Hundreds of them are culled across Western Australia’s northern rangelands every year, yet the feral horses of the Kimberley fail to attract the same interest as the brumbies of the eastern states.
But a vet has warned that secrecy surrounding culling may impact animal welfare, and there are others that believe horses can bring benefits if properly managed.
The Department of Primary Industries and Regional Development does not have an estimate for the number of feral horses in the Kimberley.
But publicly available annual reports indicate that the Kimberley Rangelands Biosecurity Association worked with the department to cull more than 3,000 horses between 2014 and 2018.
The association has a policy not to comment on pest control.
Independent veterinarian Jordan Hampton has been consulted in the past over the animal welfare aspects of culls in both the Kimberley and Pilbara region.
He said the controversy had made it hard to gather data and apply science-based solutions to ensure the best welfare outcomes.
“Because of a lot of the contention there’s been a lot of secrecy around horse management generally, and certainly aerial shooting programs,” Mr Hampton said.
“We’ve been able to collect some data from a few parts of Australia over the past few years to try to quantify some of the animal welfare outcomes, but there’s still quite a lot of uncertainty about how those outcomes might vary.
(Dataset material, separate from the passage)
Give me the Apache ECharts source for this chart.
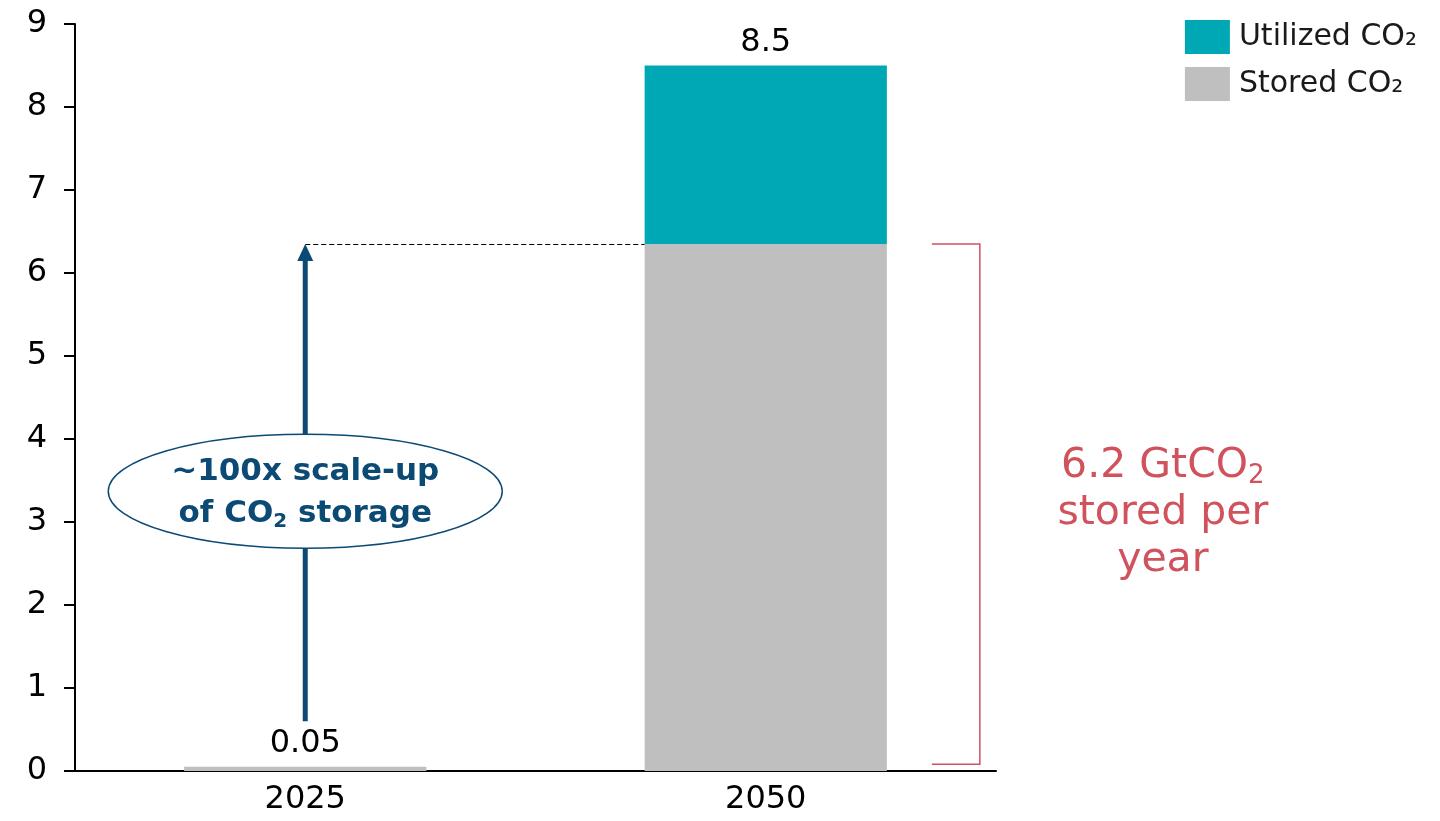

“We don’t really have a good baseline of scientific knowledge at the moment to talk about how to improve them.”
Humane and cost-effective
In a statement, the department said feral horses were a declared pest under WA legislation because of the impact they could have on native vegetation, soil erosion, and reducing food sources for native and domestic animals.
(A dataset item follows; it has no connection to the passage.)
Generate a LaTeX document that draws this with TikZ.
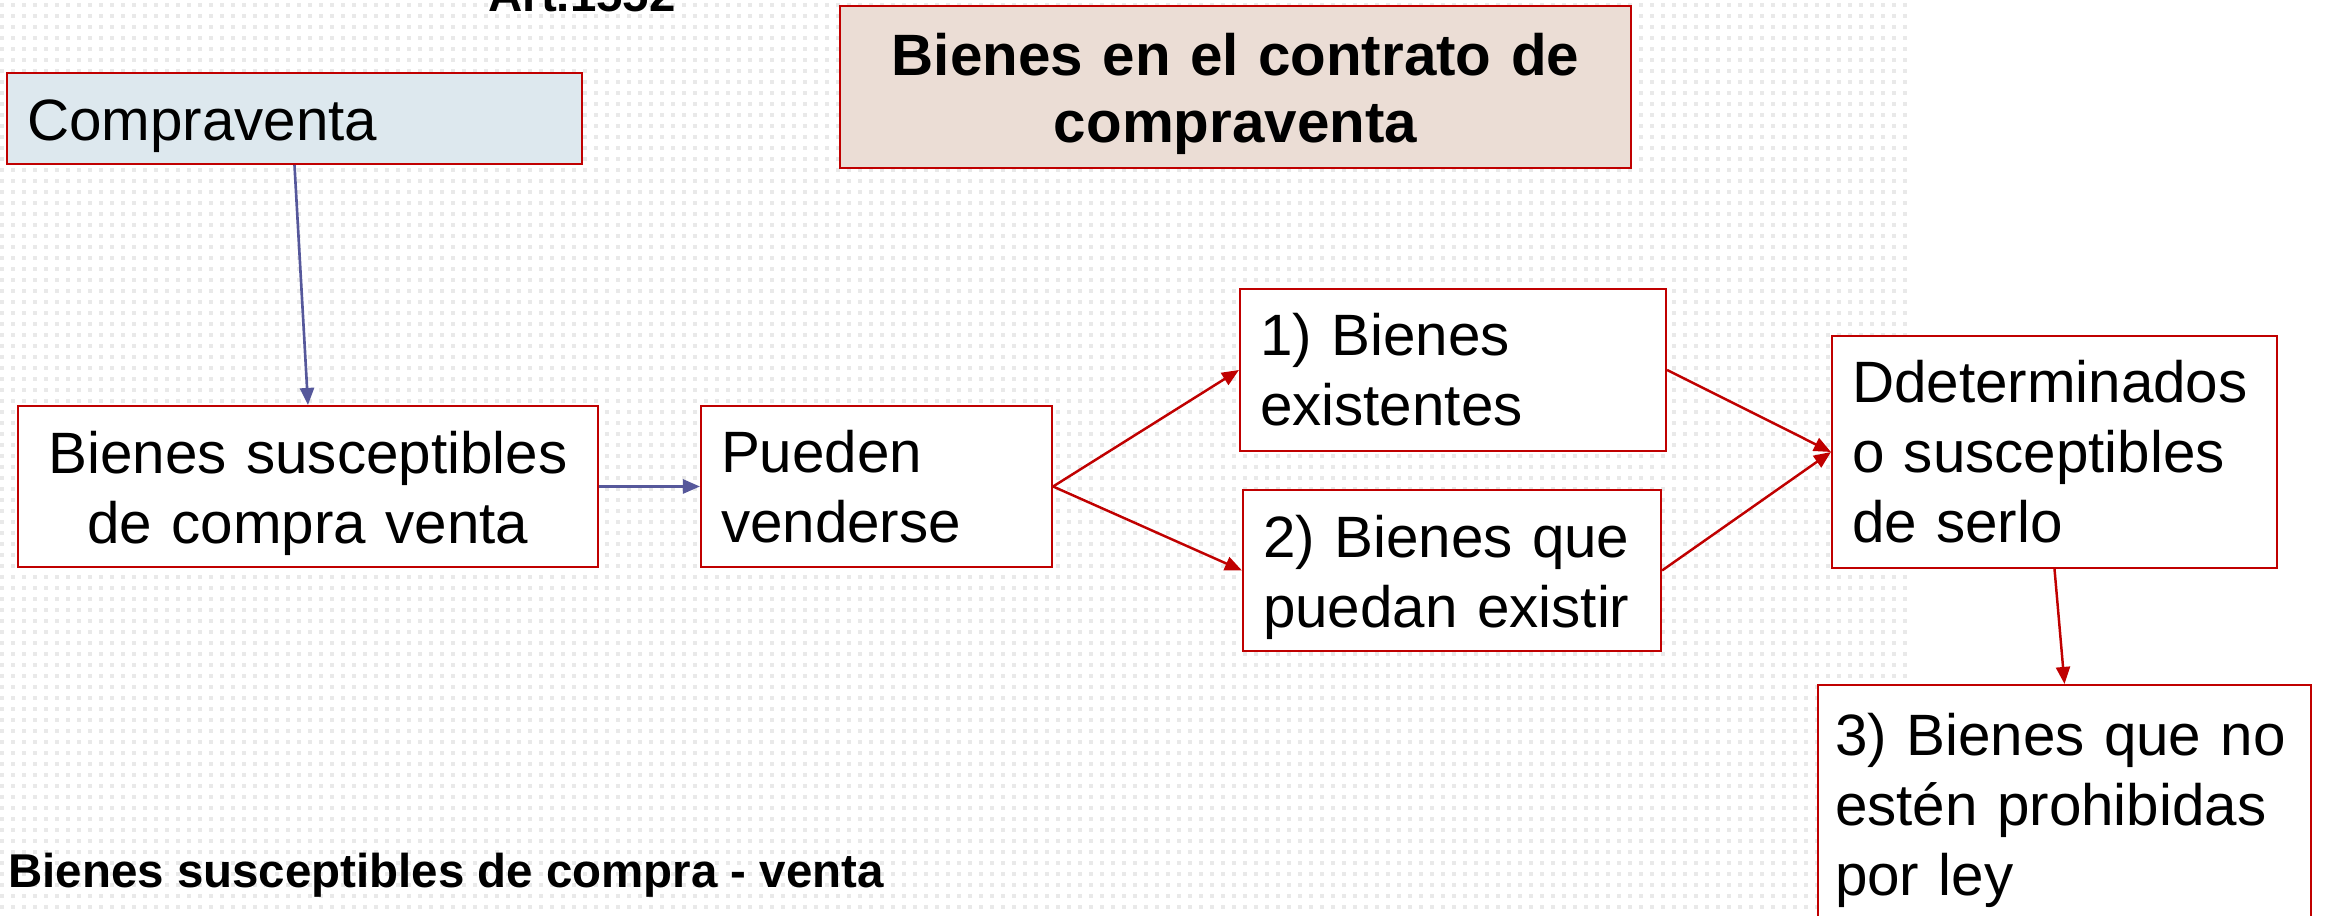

It said aerial culling was the most practical and humane control method for remote or inaccessible areas.
Mr Hampton said aerial culling was usually carried out because population numbers needed to be reduced immediately, often to help biodiversity or for the welfare of the horses themselves.
“It’s cost effective compared to other methods of population control and it gives shooters the ability to very quickly follow up to any animals that are wounded, and that’s an advantage to overground shooting,” he said.
But he said it came at a cost.
Horses can become distressed as they are chased by the helicopter, and there was always a chance that the animal would not be immediately unconscious after it is hit.
Wild Horses Kimberley manager Libby Lovegrove opposes culling, and instead calls for non-lethal management techniques like gelding the stallions.
“If we want to keep the horses alive, it’s the kindest thing to do,” she said.
“That way the horses can be kept down and the horses can be managed.
“I would like to see a big brumby sanctuary. People would love to go and see them.. It would be a fabulous tourist project.”
But Dr Hampton said while fertility control sounded viable, it could take up to a decade to affect numbers.
“Long term it could be a reasonable option — if you have a small and isolated population and plenty of resources — but in the Kimberley I’d say it would be close to impossible with the resources that are currently allocated to wildlife management,” he said.
“The size of the landscape, the remoteness, the relatively small human population and to be honest the relatively small media attention that’s devoted to the north-west of Australia compared to more populated places makes it a pretty different playing field for what resources are available, what staff are available, and what sort of level of social concern is involved.
“It’s very difficult to manage animals in an extensive landscape using methods other than helicopter-based mustering or shooting. In the short term I can’t see many other appealing options.”
Kachana Station’s Chris Henggeler believes large herbivores can play a part in assisting the rangeland environment, provided they are managed.
His donkey herd roams in areas where domestic cattle will not, helping to keep down vegetation that smaller, native mammals can’t process.
“What we need to understand is that these herding herbivores originally had predators. That’s why herds eventuated in the first place,” he said.
Tight-knit herds ensured the animals were not selective about what they grazed, he said.
“These herding herbivores, functioning as they should, will actually mulch, evenly fertilise and prune plants and then they’ll move off.”
He said it left the landscape visually unappealing but could lead to increased activity for soil organisms.
Grazing large herbivores could potentially take away the reliance on fire as a management tool, he said, as long as herd numbers remained under control.
“I’m trying to find solutions for country that cannot feasibly be managed conventionally,” he said.
“Should we value something that can save us money down the line? Or are there unexplained ways that can turn a problem into a solution?
“Nature’s not static. So things that may have been very applicable 40 years ago and even 30 years ago, in a dynamic changing landscape, that may no longer apply.”